## WHAT THE TASK ASKS
Begin with the first line of the material and copy each line word for word through the line that contains "plt.rcParams['font.weight'] = 'bold'"; the pictures are left out.

+===+

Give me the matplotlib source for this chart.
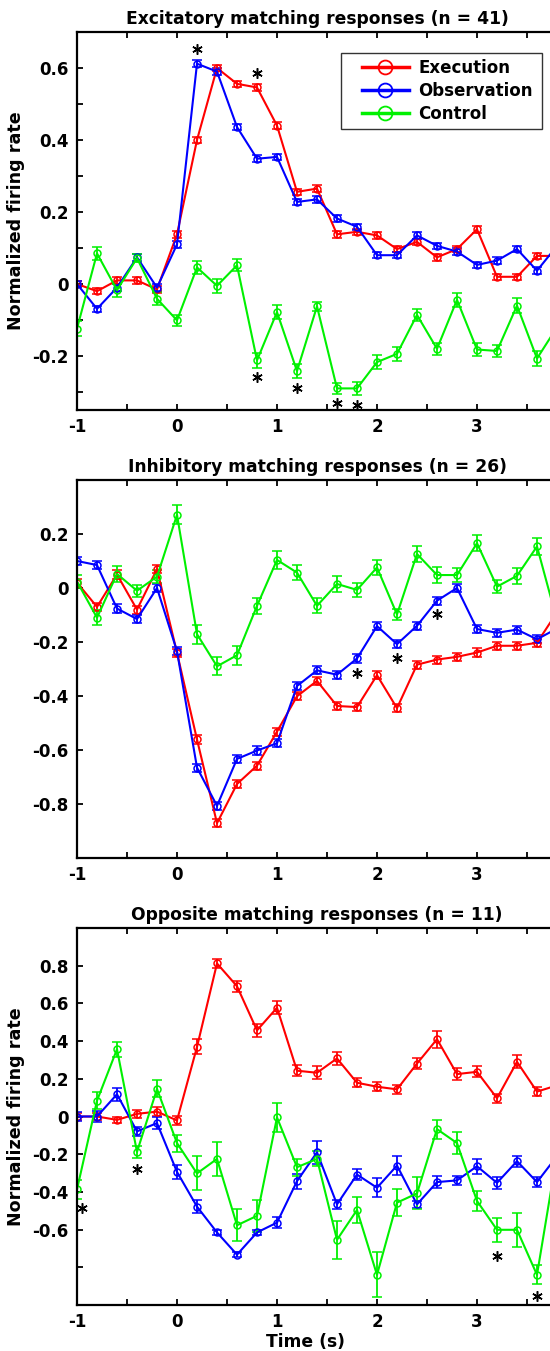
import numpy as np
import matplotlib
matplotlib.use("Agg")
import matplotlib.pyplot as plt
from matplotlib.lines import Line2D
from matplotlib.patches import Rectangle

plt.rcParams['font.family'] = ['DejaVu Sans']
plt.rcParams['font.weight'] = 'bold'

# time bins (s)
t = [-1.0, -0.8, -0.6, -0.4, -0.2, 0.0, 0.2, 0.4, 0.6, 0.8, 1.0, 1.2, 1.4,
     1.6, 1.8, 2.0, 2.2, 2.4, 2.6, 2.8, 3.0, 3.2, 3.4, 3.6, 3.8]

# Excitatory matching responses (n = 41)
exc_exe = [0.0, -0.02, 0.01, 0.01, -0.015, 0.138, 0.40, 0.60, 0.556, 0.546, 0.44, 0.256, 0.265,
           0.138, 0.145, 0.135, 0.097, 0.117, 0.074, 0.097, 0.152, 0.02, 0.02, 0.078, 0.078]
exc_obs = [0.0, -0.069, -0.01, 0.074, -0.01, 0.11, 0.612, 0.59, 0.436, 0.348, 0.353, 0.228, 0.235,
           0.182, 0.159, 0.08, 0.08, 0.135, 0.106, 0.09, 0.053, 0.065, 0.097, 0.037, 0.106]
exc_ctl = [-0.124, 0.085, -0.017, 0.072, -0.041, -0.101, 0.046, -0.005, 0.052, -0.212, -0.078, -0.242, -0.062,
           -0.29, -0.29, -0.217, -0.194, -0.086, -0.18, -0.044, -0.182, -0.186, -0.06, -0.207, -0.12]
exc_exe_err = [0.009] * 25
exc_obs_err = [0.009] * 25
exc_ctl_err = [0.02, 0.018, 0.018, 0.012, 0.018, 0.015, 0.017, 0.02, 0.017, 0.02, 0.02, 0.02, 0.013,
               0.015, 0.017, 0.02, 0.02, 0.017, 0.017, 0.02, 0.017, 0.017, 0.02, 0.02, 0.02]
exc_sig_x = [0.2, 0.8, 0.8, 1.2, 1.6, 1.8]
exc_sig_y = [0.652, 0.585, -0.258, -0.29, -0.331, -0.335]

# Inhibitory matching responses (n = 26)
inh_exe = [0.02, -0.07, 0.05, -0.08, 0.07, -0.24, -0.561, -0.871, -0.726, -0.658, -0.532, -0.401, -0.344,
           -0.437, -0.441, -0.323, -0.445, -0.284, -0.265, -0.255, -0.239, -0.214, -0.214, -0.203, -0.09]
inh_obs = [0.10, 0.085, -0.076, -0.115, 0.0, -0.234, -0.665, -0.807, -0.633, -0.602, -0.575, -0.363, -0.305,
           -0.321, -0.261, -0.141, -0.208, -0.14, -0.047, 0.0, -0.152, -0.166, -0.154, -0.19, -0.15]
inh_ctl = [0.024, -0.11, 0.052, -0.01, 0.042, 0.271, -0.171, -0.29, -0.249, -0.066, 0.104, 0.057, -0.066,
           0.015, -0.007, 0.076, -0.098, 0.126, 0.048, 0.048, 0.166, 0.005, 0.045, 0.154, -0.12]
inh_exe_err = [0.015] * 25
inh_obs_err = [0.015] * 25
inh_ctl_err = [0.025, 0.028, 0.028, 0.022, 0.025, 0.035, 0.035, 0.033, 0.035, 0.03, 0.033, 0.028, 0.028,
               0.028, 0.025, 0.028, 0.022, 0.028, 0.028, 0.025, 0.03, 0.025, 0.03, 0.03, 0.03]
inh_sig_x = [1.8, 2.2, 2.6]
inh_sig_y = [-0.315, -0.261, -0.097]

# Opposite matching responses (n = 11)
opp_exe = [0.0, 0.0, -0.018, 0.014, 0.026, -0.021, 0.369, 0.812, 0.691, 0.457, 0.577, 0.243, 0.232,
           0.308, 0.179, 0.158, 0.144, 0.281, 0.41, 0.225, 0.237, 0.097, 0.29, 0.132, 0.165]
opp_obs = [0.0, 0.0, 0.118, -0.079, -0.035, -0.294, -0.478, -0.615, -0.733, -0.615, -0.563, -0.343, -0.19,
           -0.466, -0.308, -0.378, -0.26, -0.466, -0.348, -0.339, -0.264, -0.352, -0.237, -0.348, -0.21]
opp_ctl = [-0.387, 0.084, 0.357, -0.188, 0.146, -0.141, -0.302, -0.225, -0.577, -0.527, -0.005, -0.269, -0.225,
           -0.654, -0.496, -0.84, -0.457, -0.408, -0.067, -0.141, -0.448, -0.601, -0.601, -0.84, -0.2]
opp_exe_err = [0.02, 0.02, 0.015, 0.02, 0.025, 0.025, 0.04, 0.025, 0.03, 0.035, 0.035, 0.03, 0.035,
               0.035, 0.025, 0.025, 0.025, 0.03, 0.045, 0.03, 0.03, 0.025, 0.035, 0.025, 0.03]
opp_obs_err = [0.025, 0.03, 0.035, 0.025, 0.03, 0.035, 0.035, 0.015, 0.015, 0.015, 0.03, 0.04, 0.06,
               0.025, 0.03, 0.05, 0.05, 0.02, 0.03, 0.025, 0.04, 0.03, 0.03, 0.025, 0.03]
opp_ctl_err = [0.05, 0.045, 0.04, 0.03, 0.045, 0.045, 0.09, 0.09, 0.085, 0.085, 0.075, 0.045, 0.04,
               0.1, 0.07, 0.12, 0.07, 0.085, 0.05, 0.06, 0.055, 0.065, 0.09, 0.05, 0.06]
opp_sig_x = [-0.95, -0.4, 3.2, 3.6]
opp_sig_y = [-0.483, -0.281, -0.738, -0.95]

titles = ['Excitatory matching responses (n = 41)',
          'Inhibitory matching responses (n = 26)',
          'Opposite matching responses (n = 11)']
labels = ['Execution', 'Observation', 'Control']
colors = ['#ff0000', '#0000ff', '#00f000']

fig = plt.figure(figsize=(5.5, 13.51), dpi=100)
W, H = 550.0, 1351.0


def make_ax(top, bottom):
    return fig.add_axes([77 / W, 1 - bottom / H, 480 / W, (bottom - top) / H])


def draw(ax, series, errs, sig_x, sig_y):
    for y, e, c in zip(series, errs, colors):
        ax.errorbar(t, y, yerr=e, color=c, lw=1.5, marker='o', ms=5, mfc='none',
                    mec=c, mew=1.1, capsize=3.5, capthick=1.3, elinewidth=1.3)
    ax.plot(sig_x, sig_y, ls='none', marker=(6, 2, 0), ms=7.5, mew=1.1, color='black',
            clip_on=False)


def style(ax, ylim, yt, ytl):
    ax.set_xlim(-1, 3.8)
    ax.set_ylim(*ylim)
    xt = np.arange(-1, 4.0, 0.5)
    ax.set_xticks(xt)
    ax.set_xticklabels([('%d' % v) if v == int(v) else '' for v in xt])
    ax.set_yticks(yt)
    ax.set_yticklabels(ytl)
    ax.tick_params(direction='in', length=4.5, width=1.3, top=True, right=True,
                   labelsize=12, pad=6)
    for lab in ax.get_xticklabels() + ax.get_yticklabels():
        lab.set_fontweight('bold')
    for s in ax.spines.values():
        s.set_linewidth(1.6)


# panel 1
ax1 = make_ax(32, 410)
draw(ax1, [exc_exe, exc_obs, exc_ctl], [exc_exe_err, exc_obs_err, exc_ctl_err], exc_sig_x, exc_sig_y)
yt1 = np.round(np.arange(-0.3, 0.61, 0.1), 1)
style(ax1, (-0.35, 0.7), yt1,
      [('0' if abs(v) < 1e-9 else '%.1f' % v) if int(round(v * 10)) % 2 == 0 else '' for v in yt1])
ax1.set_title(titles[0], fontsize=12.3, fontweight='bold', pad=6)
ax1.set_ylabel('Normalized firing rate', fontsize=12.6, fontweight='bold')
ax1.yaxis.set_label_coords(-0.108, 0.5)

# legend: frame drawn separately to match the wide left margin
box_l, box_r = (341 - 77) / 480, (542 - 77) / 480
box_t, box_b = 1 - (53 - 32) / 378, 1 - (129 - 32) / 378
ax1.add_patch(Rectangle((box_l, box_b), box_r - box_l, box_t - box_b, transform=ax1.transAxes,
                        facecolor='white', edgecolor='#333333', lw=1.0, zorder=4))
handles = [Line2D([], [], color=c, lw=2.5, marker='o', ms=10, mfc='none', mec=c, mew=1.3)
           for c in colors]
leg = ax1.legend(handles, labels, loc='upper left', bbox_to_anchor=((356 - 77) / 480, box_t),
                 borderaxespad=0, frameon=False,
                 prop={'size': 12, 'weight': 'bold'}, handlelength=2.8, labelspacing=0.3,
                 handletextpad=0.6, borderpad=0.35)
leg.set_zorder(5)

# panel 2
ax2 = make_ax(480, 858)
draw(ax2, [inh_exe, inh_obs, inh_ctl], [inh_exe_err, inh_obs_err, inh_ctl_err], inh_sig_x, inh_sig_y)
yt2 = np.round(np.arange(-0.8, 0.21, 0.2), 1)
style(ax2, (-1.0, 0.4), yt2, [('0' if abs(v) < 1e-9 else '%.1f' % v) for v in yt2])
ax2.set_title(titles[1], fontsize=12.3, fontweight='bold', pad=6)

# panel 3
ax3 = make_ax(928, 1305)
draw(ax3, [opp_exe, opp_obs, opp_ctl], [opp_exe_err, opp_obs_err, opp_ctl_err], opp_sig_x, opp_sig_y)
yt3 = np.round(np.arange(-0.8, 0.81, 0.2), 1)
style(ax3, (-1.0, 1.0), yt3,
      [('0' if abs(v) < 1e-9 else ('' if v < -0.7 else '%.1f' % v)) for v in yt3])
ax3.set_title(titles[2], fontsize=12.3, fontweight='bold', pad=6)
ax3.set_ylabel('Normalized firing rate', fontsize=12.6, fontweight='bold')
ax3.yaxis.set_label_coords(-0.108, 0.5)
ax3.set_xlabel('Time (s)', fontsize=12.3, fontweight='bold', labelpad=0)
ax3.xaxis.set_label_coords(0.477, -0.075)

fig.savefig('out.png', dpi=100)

+===+

## THE REPLY
Give me the matplotlib source for this chart.
import numpy as np
import matplotlib
matplotlib.use("Agg")
import matplotlib.pyplot as plt
from matplotlib.lines import Line2D
from matplotlib.patches import Rectangle

plt.rcParams['font.family'] = ['DejaVu Sans']
plt.rcParams['font.weight'] = 'bold'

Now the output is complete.